- Supreme Court of the United States

Decided May 7, 1883
- Full case name: United States v. Forty-Three Gallons of Whisky
- Citations: 108 U.S. 491 (more) 2 S. Ct. 906; 27 L. Ed. 803; 1883 U.S. LEXIS 1058

Holding
- Seizure of alcohol bound for Indian territory is legal as treaties take precedence over state law pursuant to the Supremacy Clause

Court membership
- Chief Justice Morrison Waite Associate Justices Samuel F. Miller · Stephen J. Field Joseph P. Bradley · John M. Harlan William B. Woods · Stanley Matthews Horace Gray · Samuel Blatchford

Case opinion
- Majority: Field, joined by unanimous

Laws applied
- U.S. Const. Art. VI, Clause 2 Nonintercourse Act of 1834

= United States v. Forty-Three Gallons of Whiskey =

United States v. Forty-Three Gallons of Whiskey, 108 U.S. 491 (1883), is a United States Supreme Court case in which the Court held that Congress has the power to regulate the possession and sale of liquor in the lands of and near Native American tribes and upheld an order to seize barrels containing forty-three gallons of whiskey that were being traded on Native American land.

The form of the styling of the case in which the defendant being an object, rather than a legal person, is caused by it being a jurisdiction in rem (power over objects) case, rather than the more familiar in personam (over persons) case.

== Background ==
In 1872, Bernard Lariviere took unlicensed barrels of whiskey to the Indian village of Crookston, Minnesota, to trade with Native Americans under the assumption that the land belonged to the Chippewa tribe and was thus outside of the United States' jurisdiction, and the federal government seized the barrels under the 1834 Nonintercourse Act.

== Case ==
Lariviere filed a lawsuit claiming that the United States government had no jurisdiction over Indian land.
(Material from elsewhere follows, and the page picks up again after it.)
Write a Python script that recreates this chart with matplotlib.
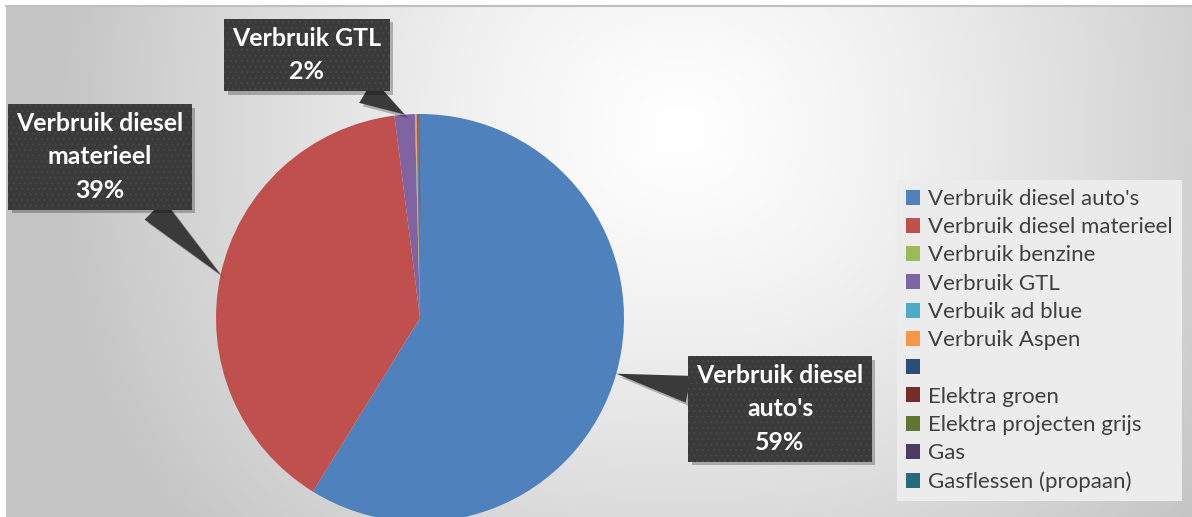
import textwrap
import numpy as np
import matplotlib
matplotlib.use("Agg")
import matplotlib.pyplot as plt
from matplotlib import patheffects as pe
from matplotlib.lines import Line2D

# ---------------- data ----------------
categories = ["Verbruik diesel auto's", "Verbruik diesel materieel", "Verbruik benzine",
              "Verbruik GTL", "Verbuik ad blue", "Verbruik Aspen", "",
              "Elektra groen", "Elektra projecten grijs", "Gas", "Gasflessen (propaan)"]
values = [58.8, 39.2, 0.0, 1.6, 0.05, 0.10, 0.05, 0.05, 0.02, 0.10, 0.03]
colors = ["#4F81BD", "#C0504D", "#9BBB59", "#8064A2", "#4BACC6", "#F79646",
          "#2C4D75", "#772C2A", "#5F7530", "#4D3B62", "#276A7C"]
labelled = [0, 1, 3]                      # slices with a data callout
label_centers_px = [(780, 409), (100, 157), (307, 55)]   # callout box centres (image px)

# ---------------- figure ----------------
W, H, DPI = 1192, 517, 100
fig = plt.figure(figsize=(W / DPI, H / DPI), dpi=DPI)
fig.patch.set_facecolor("white")

# background gradient (chart area fill)
bg = fig.add_axes([6 / W, 0, (W - 6) / W, (H - 6) / H])
bg.set_axis_off()
yy, xx = np.mgrid[6:H, 6:W].astype(float)
dx = np.abs(xx - 680) / 620.0
dy = np.abs(yy - 130) / 560.0
d = np.clip((dx ** 2.5 + dy ** 2.5) ** (1 / 2.5), 0, 1)
img = (255 - 58 * d ** 1.3) / 255.0
bg.imshow(np.dstack([img, img, img]), aspect="auto", interpolation="bilinear")
fig.add_artist(Line2D([6 / W, 1], [1 - 5.5 / H] * 2, color="#bfbfbf", lw=1.5))

# pie axes
cx, cy, r = 420, 318, 204
ax = fig.add_axes([(cx - r) / W, (H - cy - r) / H, 2 * r / W, 2 * r / H])
wedges, _ = ax.pie(values, colors=colors, startangle=90, counterclock=False,
                   radius=1, wedgeprops=dict(linewidth=0))
ax.set_xlim(-1, 1)
ax.set_ylim(-1, 1)
ax.set_axis_off()
for w in wedges:
    w.set_clip_on(False)

renderer = fig.canvas.get_renderer()


def fit_size(text, weight, target_px):
    t = fig.text(0, 0, text, fontsize=10, family="Lato", weight=weight)
    wpx = t.get_window_extent(renderer).width
    t.remove()
    return 10 * target_px / wpx


class NoHatchShadow(pe.SimplePatchShadow):
    def draw_path(self, renderer, gc, tpath, affine, rgbFace):
        gc0 = renderer.new_gc()
        gc0.copy_properties(gc)
        gc0.set_hatch(None)
        super().draw_path(renderer, gc0, tpath, affine, rgbFace)


leg_fs = fit_size("Verbruik diesel materieel", "normal", 245)
lab_fs = fit_size("Verbruik diesel", "bold", 168)

total = sum(values)
shadow = [NoHatchShadow(offset=(2.5, -2.5), shadow_rgbFace="black", alpha=0.25), pe.Normal()]
for i, (tx, ty) in zip(labelled, label_centers_px):
    w = wedges[i]
    mid = np.deg2rad((w.theta1 + w.theta2) / 2)
    tip = (np.cos(mid), np.sin(mid))
    txt = textwrap.fill(categories[i], 15) + f"\n{values[i] / total * 100:.0f}%"
    ann = ax.annotate(
        txt, xy=tip, xycoords="data", xytext=(tx, H - ty), textcoords="figure pixels",
        ha="center", va="center", fontsize=lab_fs, fontweight="bold", family="Lato",
        color="white", linespacing=1.55, annotation_clip=False, zorder=5,
        bbox=dict(boxstyle="square,pad=0.32", fc="#3a3a3a", ec="#464646", lw=0, hatch="..."),
        arrowprops=dict(arrowstyle="wedge,tail_width=1.1,shrink_factor=0.5",
                        fc="#3a3a3a", ec="none", shrinkA=0, shrinkB=0))
    ann.get_bbox_patch().set_path_effects(shadow)
    ann.arrow_patch.set_path_effects(shadow)

leg = fig.legend(wedges, categories, loc="upper left",
                 bbox_to_anchor=(897 / W, 1 - 180 / H), bbox_transform=fig.transFigure,
                 frameon=True, fancybox=False, facecolor="#ececec", edgecolor="none",
                 framealpha=1, prop=dict(family="Lato", size=leg_fs), labelcolor="#404040",
                 handlelength=0.65, handleheight=0.65, handletextpad=0.35,
                 labelspacing=0.37, borderpad=0.4, borderaxespad=0)

fig.savefig("out.png", dpi=DPI, facecolor="white")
He argued that the whiskey was seized in the organized county of Polk County, Minnesota, and not on Indian territory, as Polk County did not border any Indian lands. Lower courts agreed, holding that the whiskey was unlawfully seized. The United States appealed against this to the Supreme Court.

Writing for the Court, Justice Davis observed that the Treaty of Old Crossing, which ceded the land to the United States, stated that though Crookston was Indian land, legislation passed by Congress would apply in relation to the regulation of liquor being introduced to the area and that trading with the tribes implied consent to the United States legislation. He further wrote that the formation of the State of Minnesota did not ipso facto stop the land being "Indian Country", as Congress had the authority to determine what the boundaries of Native American land were and that Congress had extended the definition of "Indian Country" to the area in which the whiskey was seized as part of an area ceded under the Treaty but not a full Indian reservation. Holding that the treaty superseded state law, the Court vacated the original judgement and remanded the case back to the United States District Court for the District of Minnesota.

The case has been cited as precedent in cases involving Native Americans and alcohol importation.